In the section on Athabaskan languages, we mentioned that Athabaskan does not distinguish pronouns for gender. This is almost certainly the reason gender tends to be confused. Another feature of Athabaskan we identified as contributing to the local variety of English was the tense system. Yet another, not mentioned earlier, is the fact that Athabaskan has no words corresponding to the articles "a" and "the"; articles are sometimes omitted or used in nonstandard ways in the local varieties of English.
Some features of the English spoken in Athabaskan villages may actually have spread from Eskimo areas.

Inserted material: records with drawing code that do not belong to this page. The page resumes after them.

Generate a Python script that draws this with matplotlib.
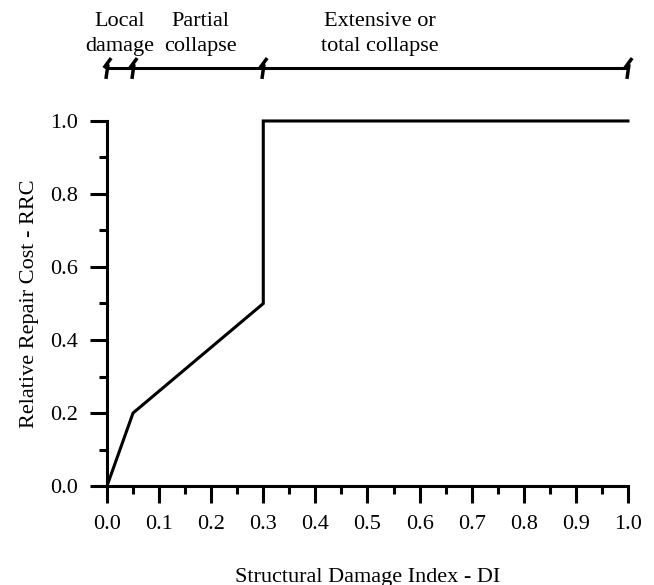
import numpy as np
import matplotlib
matplotlib.use("Agg")
import matplotlib.pyplot as plt
from matplotlib.path import Path
from matplotlib import transforms

plt.rcParams["font.family"] = ["Liberation Serif", "DejaVu Serif"]
plt.rcParams["font.size"] = 16

# repair cost curve
di = [0.0, 0.05, 0.3, 0.3, 1.0]
rrc = [0.0, 0.2, 0.5, 1.0, 1.0]

# damage state bar on top
state_bounds = [0.0, 0.05, 0.3, 1.0]
state_labels = ["Local\ndamage", "Partial\ncollapse", "Extensive or\ntotal collapse"]
state_label_x = [0.024, 0.179, 0.524]

fig = plt.figure(figsize=(6.54, 5.85), dpi=100)
ax = fig.add_axes([0.1636, 0.1692, 0.7966, 0.624])

ax.plot(di, rrc, color="black", lw=2.2, clip_on=False, solid_joinstyle="miter")
ax.set_xlim(0, 1)
ax.set_ylim(0, 1)
ax.set_xticks(np.arange(0, 1.01, 0.1))
ax.set_xticks(np.arange(0.05, 1.0, 0.1), minor=True)
ax.set_yticks(np.arange(0, 1.01, 0.2))
ax.set_yticks(np.arange(0.1, 1.0, 0.2), minor=True)
ax.xaxis.set_major_formatter(plt.FormatStrFormatter("%.1f"))
ax.yaxis.set_major_formatter(plt.FormatStrFormatter("%.1f"))
ax.tick_params(which="major", length=12, width=2.2, direction="out", pad=9)
ax.tick_params(which="minor", length=6, width=2.2, direction="out")
for s in ["top", "right"]:
    ax.spines[s].set_visible(False)
for s in ["left", "bottom"]:
    ax.spines[s].set_linewidth(2.2)
ax.set_xlabel("Structural Damage Index - DI", labelpad=24)
ax.set_ylabel("Relative Repair Cost - RRC", labelpad=8)

# top bar
trans = transforms.blended_transform_factory(ax.transData, fig.transFigure)
bar_y = 1 - 68 / 585
ax.plot([state_bounds[0], state_bounds[-1]], [bar_y, bar_y], color="black",
        lw=2.2, transform=trans, clip_on=False)
slash = Path([(-0.15, -1), (0.05, 0.4), (-0.35, 0.05), (0.35, 1.0)],
             [Path.MOVETO, Path.LINETO, Path.MOVETO, Path.LINETO])
ax.plot(state_bounds, [bar_y] * len(state_bounds), linestyle="none",
        marker=slash, markersize=15, mew=2.5, color="black",
        transform=trans, clip_on=False)
for x, lab in zip(state_label_x, state_labels):
    ax.text(x, 1 - 34 / 585, lab, transform=trans, ha="center", va="center",
            linespacing=1.4)

fig.savefig("out.png", dpi=100)
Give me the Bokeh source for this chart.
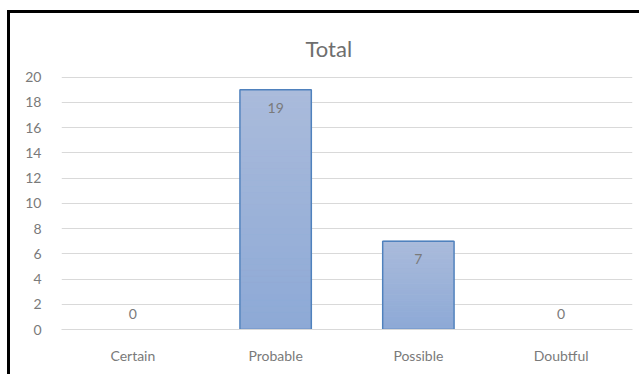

For example, many Athabaskans use the phrase "that kind" as an all-purpose noun where standard English might have "that thing." The Central Yupik Eskimo word imkuciq, "thing, whatchamacallit," literally meaning something close to "that kind," may be the source of this phrase.
Still other expressions are probably derived from the nonstandard varieties of English that Alaskan Natives heard from people speaking other regional American dialects or varieties of English influenced by European languages. For instance, the use of "bum" for "bad" cannot be explained by anything in a Native language, but it does occur in some other American English dialects.
Other features of the English spoken in Athabaskan communities have probably developed quite independently of both the Native languages and standard and nonstandard English. The use of "never" for "didn't" (as in "I never broke that") cannot be explained as anything but an independent development. One source of such developments was undoubtedly the early schools' demand that parents with limited command of English speak it to their children in the home. Approximate but nonstandard forms were pressed into use and over the years became general in the local English.